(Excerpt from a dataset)
· · · · ·
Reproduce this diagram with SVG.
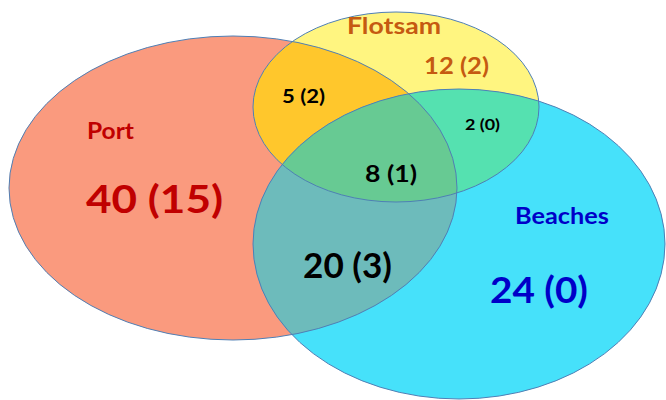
<svg xmlns="http://www.w3.org/2000/svg" width="666" height="400" viewBox="0 0 666 400">
  <style>
    .edge { fill: none; stroke: #4f7fb5; stroke-width: 1; }
    text { font-family: Lato, "Open Sans", "Liberation Sans", sans-serif; font-weight: bold; }
    .port { fill: #c00000; }
    .flot { fill: #c55a11; }
    .beach { fill: #0000c8; }
    .dark { fill: #000000; }
  </style>
  <defs>
    <ellipse id="portShape" cx="233" cy="188" rx="224" ry="152"/>
    <ellipse id="flotShape" cx="396" cy="107" rx="143" ry="95"/>
    <ellipse id="beachShape" cx="459" cy="244" rx="206" ry="155"/>
    <clipPath id="clipPort"><use href="#portShape"/></clipPath>
    <clipPath id="clipFlot"><use href="#flotShape"/></clipPath>
  </defs>

  <rect width="666" height="400" fill="#ffffff"/>

  <!-- base sets -->
  <g id="set-port"><use href="#portShape" fill="#fa9a7e"/></g>
  <g id="set-flotsam"><use href="#flotShape" fill="#fff580"/></g>
  <g id="set-beaches"><use href="#beachShape" fill="#46e1fa"/></g>

  <!-- overlaps -->
  <g id="overlaps">
    <use href="#flotShape" fill="#ffc72c" clip-path="url(#clipPort)"/>
    <use href="#beachShape" fill="#6dbbbb" clip-path="url(#clipPort)"/>
    <use href="#beachShape" fill="#55e1b0" clip-path="url(#clipFlot)"/>
    <g clip-path="url(#clipPort)">
      <use href="#beachShape" fill="#67ca93" clip-path="url(#clipFlot)"/>
    </g>
  </g>

  <!-- outlines -->
  <g id="outlines">
    <use href="#portShape" class="edge"/>
    <use href="#flotShape" class="edge"/>
    <use href="#beachShape" class="edge"/>
  </g>

  <!-- labels -->
  <g id="labels">
    <text class="port" x="87" y="139" font-size="22" textLength="47" lengthAdjust="spacingAndGlyphs">Port</text>
    <text class="port" x="86" y="213" font-size="37.5" textLength="137" lengthAdjust="spacingAndGlyphs">40 (15)</text>
    <text class="flot" x="347" y="34" font-size="23.5" textLength="94" lengthAdjust="spacingAndGlyphs">Flotsam</text>
    <text class="flot" x="424" y="74" font-size="23.5" textLength="65" lengthAdjust="spacingAndGlyphs">12 (2)</text>
    <text class="beach" x="515" y="224" font-size="22" textLength="94" lengthAdjust="spacingAndGlyphs">Beaches</text>
    <text class="beach" x="490" y="303" font-size="36" textLength="98" lengthAdjust="spacingAndGlyphs">24 (0)</text>
    <text class="dark" x="282" y="103" font-size="18" textLength="43" lengthAdjust="spacingAndGlyphs">5 (2)</text>
    <text class="dark" x="465" y="130" font-size="15" textLength="35" lengthAdjust="spacingAndGlyphs">2 (0)</text>
    <text class="dark" x="365" y="182" font-size="22" textLength="52" lengthAdjust="spacingAndGlyphs">8 (1)</text>
    <text class="dark" x="303" y="278" font-size="35" textLength="89" lengthAdjust="spacingAndGlyphs">20 (3)</text>
  </g>
</svg>
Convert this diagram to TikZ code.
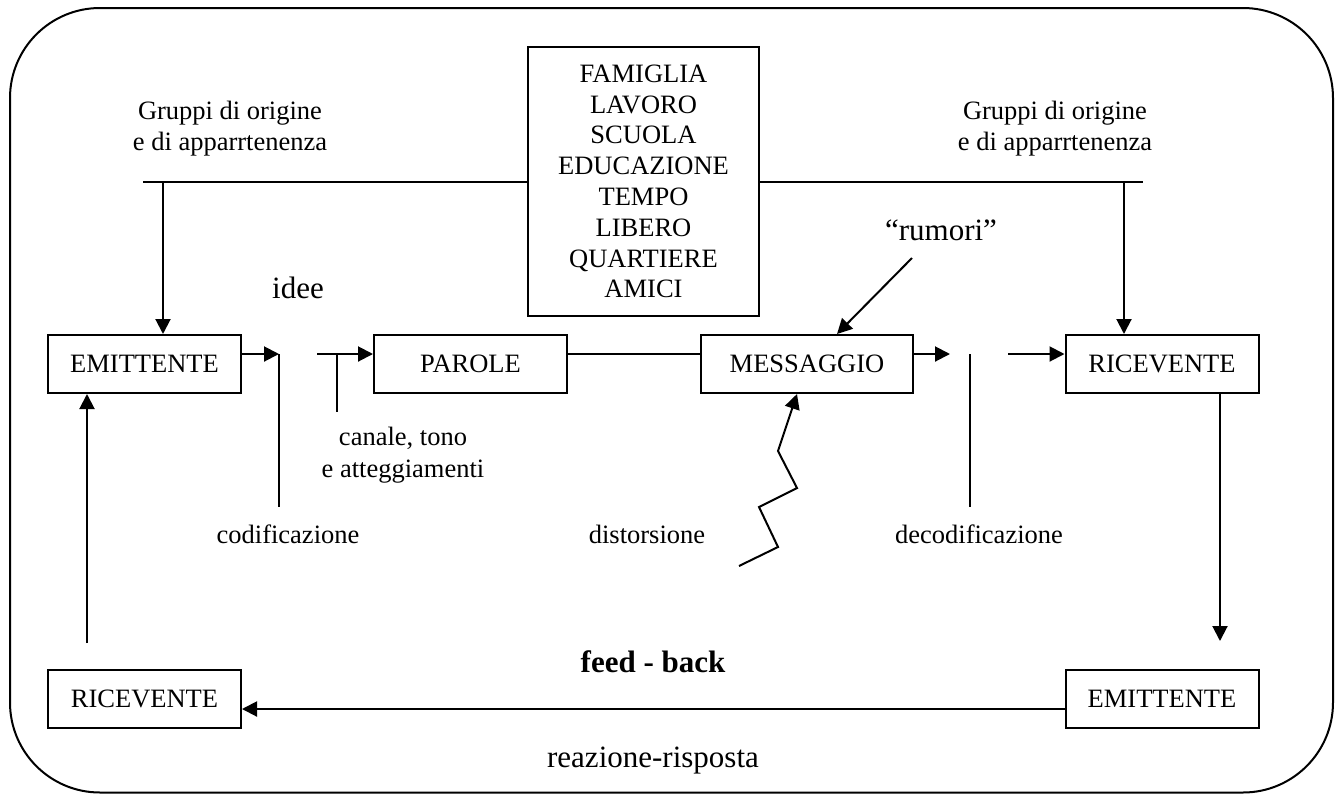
\documentclass[tikz,border=0pt]{standalone}
\usepackage{fontspec}
\setmainfont{Liberation Serif}
\usetikzlibrary{arrows.meta,calc}
\begin{document}
\begin{tikzpicture}[x=0.5pt,y=-0.5pt,
  normalsz/.style={font=\fontsize{13.25}{15.5}\selectfont},
  bigsz/.style={font=\fontsize{15.5}{18}\selectfont},
  box/.style={draw, line width=1pt, minimum width=96.5pt, minimum height=29pt, inner sep=0pt, normalsz},
  lbl/.style={inner sep=0pt, normalsz, align=center},
  biglbl/.style={inner sep=0pt, bigsz, anchor=base},
  conn/.style={line width=1pt},
  arr/.style={conn, -{Triangle[length=7.5pt,width=7.5pt]}},
  frame/.style={line width=1pt, rounded corners=45pt}]
\useasboundingbox (0,0) rectangle (1335,794);
\draw[frame] (10,8) rectangle (1333,792.5);

% boxes
\node[box, minimum width=115.5pt, minimum height=134.5pt, align=center,
      font=\fontsize{13.25}{15.4}\selectfont] (cent) at (643.5,181.5)
  {FAMIGLIA\\LAVORO\\SCUOLA\\EDUCAZIONE\\TEMPO\\LIBERO\\QUARTIERE\\AMICI};
\node[box] (emit1) at (144.5,364) {EMITTENTE};
\node[box] (parole) at (470.5,364) {PAROLE};
\node[box, minimum width=106pt] (mess) at (807,364) {MESSAGGIO};
\node[box] (ric1) at (1162,364) {RICEVENTE};
\node[box] (ric2) at (144.5,699) {RICEVENTE};
\node[box] (emit2) at (1162,699) {EMITTENTE};

% labels
\node[lbl] (gl1) at (230,128.5) {Gruppi di origine\\e di apparrtenenza};
\node[lbl] (gr1) at (1055,128.5) {Gruppi di origine\\e di apparrtenenza};
\node[biglbl] (idee) at (298,298) {idee};
\node[biglbl] (rumori) at (941,240) {“rumori”};
\node[lbl, font=\fontsize{13.25}{16}\selectfont] (canale) at (403,455) {canale, tono\\e atteggiamenti};
\node[lbl, anchor=base] (codif) at (288,543) {codificazione};
\node[lbl, anchor=base] (distor) at (647,543) {distorsione};
\node[lbl, anchor=base] (decod) at (979,543) {decodificazione};
\node[biglbl, font=\fontsize{15.5}{18}\selectfont\bfseries] (feed) at (653,672) {feed - back};
\node[biglbl] (reaz) at (653,767) {reazione-risposta};

% coordinates for free ends
\coordinate (gl) at (143,182);
\coordinate (gld) at (163,182);
\coordinate (gr) at (1143,182);
\coordinate (grd) at (1124,182);
\coordinate (cod) at (279,354);
\coordinate (codb) at (279,507);
\coordinate (can) at (317,354);
\coordinate (cant) at (337,354);
\coordinate (canb) at (337,412);
\coordinate (dec) at (950,354);
\coordinate (dect) at (970,354);
\coordinate (decb) at (970,507);
\coordinate (dec2) at (1008,354);
\coordinate (rum) at (912,258);
\coordinate (z0) at (739,566);
\coordinate (z1) at (778,547);
\coordinate (z2) at (759,507);
\coordinate (z3) at (797,488);
\coordinate (z4) at (778,451);
\coordinate (fb) at (1220,641);
\coordinate (lb) at (87,643);

% connectors
\draw[conn] (gl) -- (gl -| cent.west);
\draw[arr] (gld) -- (gld |- emit1.north);
\draw[conn] (cent.east |- gr) -- (gr);
\draw[arr] (grd) -- (grd |- ric1.north);

\draw[arr] (cod -| emit1.east) -- (cod);
\draw[conn] (cod) -- (codb);
\draw[arr] (can) -- (can -| parole.west);
\draw[conn] (cant) -- (canb);
\draw[conn] (parole.east |- can) -- (mess.west |- can);
\draw[arr] (mess.east |- dec) -- (dec);
\draw[conn] (dect) -- (decb);
\draw[arr] (dec2) -- (dec2 -| ric1.west);

\draw[arr] (rum) -- ([xshift=15pt]mess.north);
\draw[arr] (z0) -- (z1) -- (z2) -- (z3) -- (z4) -- ([xshift=-5pt]mess.south);

\draw[arr] (fb |- ric1.south) -- (fb);
\draw[arr] ([yshift=-5pt]emit2.west) -- ([yshift=-5pt]ric2.east);
\draw[arr] (lb) -- (lb |- emit1.south);
\end{tikzpicture}
\end{document}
· · · · ·
> _Written task_: Repeat the entries exactly and keep the pictures out of the copy.

> _Exercise solution_:
Reproduce this diagram with SVG.
<svg xmlns="http://www.w3.org/2000/svg" width="666" height="400" viewBox="0 0 666 400">
  <style>
    .edge { fill: none; stroke: #4f7fb5; stroke-width: 1; }
    text { font-family: Lato, "Open Sans", "Liberation Sans", sans-serif; font-weight: bold; }
    .port { fill: #c00000; }
    .flot { fill: #c55a11; }
    .beach { fill: #0000c8; }
    .dark { fill: #000000; }
  </style>
  <defs>
    <ellipse id="portShape" cx="233" cy="188" rx="224" ry="152"/>
    <ellipse id="flotShape" cx="396" cy="107" rx="143" ry="95"/>
    <ellipse id="beachShape" cx="459" cy="244" rx="206" ry="155"/>
    <clipPath id="clipPort"><use href="#portShape"/></clipPath>
    <clipPath id="clipFlot"><use href="#flotShape"/></clipPath>
  </defs>

  <rect width="666" height="400" fill="#ffffff"/>

  <!-- base sets -->
  <g id="set-port"><use href="#portShape" fill="#fa9a7e"/></g>
  <g id="set-flotsam"><use href="#flotShape" fill="#fff580"/></g>
  <g id="set-beaches"><use href="#beachShape" fill="#46e1fa"/></g>

  <!-- overlaps -->
  <g id="overlaps">
    <use href="#flotShape" fill="#ffc72c" clip-path="url(#clipPort)"/>
    <use href="#beachShape" fill="#6dbbbb" clip-path="url(#clipPort)"/>
    <use href="#beachShape" fill="#55e1b0" clip-path="url(#clipFlot)"/>
    <g clip-path="url(#clipPort)">
      <use href="#beachShape" fill="#67ca93" clip-path="url(#clipFlot)"/>
    </g>
  </g>

  <!-- outlines -->
  <g id="outlines">
    <use href="#portShape" class="edge"/>
    <use href="#flotShape" class="edge"/>
    <use href="#beachShape" class="edge"/>
  </g>

  <!-- labels -->
  <g id="labels">
    <text class="port" x="87" y="139" font-size="22" textLength="47" lengthAdjust="spacingAndGlyphs">Port</text>
    <text class="port" x="86" y="213" font-size="37.5" textLength="137" lengthAdjust="spacingAndGlyphs">40 (15)</text>
    <text class="flot" x="347" y="34" font-size="23.5" textLength="94" lengthAdjust="spacingAndGlyphs">Flotsam</text>
    <text class="flot" x="424" y="74" font-size="23.5" textLength="65" lengthAdjust="spacingAndGlyphs">12 (2)</text>
    <text class="beach" x="515" y="224" font-size="22" textLength="94" lengthAdjust="spacingAndGlyphs">Beaches</text>
    <text class="beach" x="490" y="303" font-size="36" textLength="98" lengthAdjust="spacingAndGlyphs">24 (0)</text>
    <text class="dark" x="282" y="103" font-size="18" textLength="43" lengthAdjust="spacingAndGlyphs">5 (2)</text>
    <text class="dark" x="465" y="130" font-size="15" textLength="35" lengthAdjust="spacingAndGlyphs">2 (0)</text>
    <text class="dark" x="365" y="182" font-size="22" textLength="52" lengthAdjust="spacingAndGlyphs">8 (1)</text>
    <text class="dark" x="303" y="278" font-size="35" textLength="89" lengthAdjust="spacingAndGlyphs">20 (3)</text>
  </g>
</svg>
Convert this diagram to TikZ code.
\documentclass[tikz,border=0pt]{standalone}
\usepackage{fontspec}
\setmainfont{Liberation Serif}
\usetikzlibrary{arrows.meta,calc}
\begin{document}
\begin{tikzpicture}[x=0.5pt,y=-0.5pt,
  normalsz/.style={font=\fontsize{13.25}{15.5}\selectfont},
  bigsz/.style={font=\fontsize{15.5}{18}\selectfont},
  box/.style={draw, line width=1pt, minimum width=96.5pt, minimum height=29pt, inner sep=0pt, normalsz},
  lbl/.style={inner sep=0pt, normalsz, align=center},
  biglbl/.style={inner sep=0pt, bigsz, anchor=base},
  conn/.style={line width=1pt},
  arr/.style={conn, -{Triangle[length=7.5pt,width=7.5pt]}},
  frame/.style={line width=1pt, rounded corners=45pt}]
\useasboundingbox (0,0) rectangle (1335,794);
\draw[frame] (10,8) rectangle (1333,792.5);

% boxes
\node[box, minimum width=115.5pt, minimum height=134.5pt, align=center,
      font=\fontsize{13.25}{15.4}\selectfont] (cent) at (643.5,181.5)
  {FAMIGLIA\\LAVORO\\SCUOLA\\EDUCAZIONE\\TEMPO\\LIBERO\\QUARTIERE\\AMICI};
\node[box] (emit1) at (144.5,364) {EMITTENTE};
\node[box] (parole) at (470.5,364) {PAROLE};
\node[box, minimum width=106pt] (mess) at (807,364) {MESSAGGIO};
\node[box] (ric1) at (1162,364) {RICEVENTE};
\node[box] (ric2) at (144.5,699) {RICEVENTE};
\node[box] (emit2) at (1162,699) {EMITTENTE};

% labels
\node[lbl] (gl1) at (230,128.5) {Gruppi di origine\\e di apparrtenenza};
\node[lbl] (gr1) at (1055,128.5) {Gruppi di origine\\e di apparrtenenza};
\node[biglbl] (idee) at (298,298) {idee};
\node[biglbl] (rumori) at (941,240) {“rumori”};
\node[lbl, font=\fontsize{13.25}{16}\selectfont] (canale) at (403,455) {canale, tono\\e atteggiamenti};
\node[lbl, anchor=base] (codif) at (288,543) {codificazione};
\node[lbl, anchor=base] (distor) at (647,543) {distorsione};
\node[lbl, anchor=base] (decod) at (979,543) {decodificazione};
\node[biglbl, font=\fontsize{15.5}{18}\selectfont\bfseries] (feed) at (653,672) {feed - back};
\node[biglbl] (reaz) at (653,767) {reazione-risposta};

% coordinates for free ends
\coordinate (gl) at (143,182);
\coordinate (gld) at (163,182);
\coordinate (gr) at (1143,182);
\coordinate (grd) at (1124,182);
\coordinate (cod) at (279,354);
\coordinate (codb) at (279,507);
\coordinate (can) at (317,354);
\coordinate (cant) at (337,354);
\coordinate (canb) at (337,412);
\coordinate (dec) at (950,354);
\coordinate (dect) at (970,354);
\coordinate (decb) at (970,507);
\coordinate (dec2) at (1008,354);
\coordinate (rum) at (912,258);
\coordinate (z0) at (739,566);
\coordinate (z1) at (778,547);
\coordinate (z2) at (759,507);
\coordinate (z3) at (797,488);
\coordinate (z4) at (778,451);
\coordinate (fb) at (1220,641);
\coordinate (lb) at (87,643);

% connectors
\draw[conn] (gl) -- (gl -| cent.west);
\draw[arr] (gld) -- (gld |- emit1.north);
\draw[conn] (cent.east |- gr) -- (gr);
\draw[arr] (grd) -- (grd |- ric1.north);

\draw[arr] (cod -| emit1.east) -- (cod);
\draw[conn] (cod) -- (codb);
\draw[arr] (can) -- (can -| parole.west);
\draw[conn] (cant) -- (canb);
\draw[conn] (parole.east |- can) -- (mess.west |- can);
\draw[arr] (mess.east |- dec) -- (dec);
\draw[conn] (dect) -- (decb);
\draw[arr] (dec2) -- (dec2 -| ric1.west);

\draw[arr] (rum) -- ([xshift=15pt]mess.north);
\draw[arr] (z0) -- (z1) -- (z2) -- (z3) -- (z4) -- ([xshift=-5pt]mess.south);

\draw[arr] (fb |- ric1.south) -- (fb);
\draw[arr] ([yshift=-5pt]emit2.west) -- ([yshift=-5pt]ric2.east);
\draw[arr] (lb) -- (lb |- emit1.south);
\end{tikzpicture}
\end{document}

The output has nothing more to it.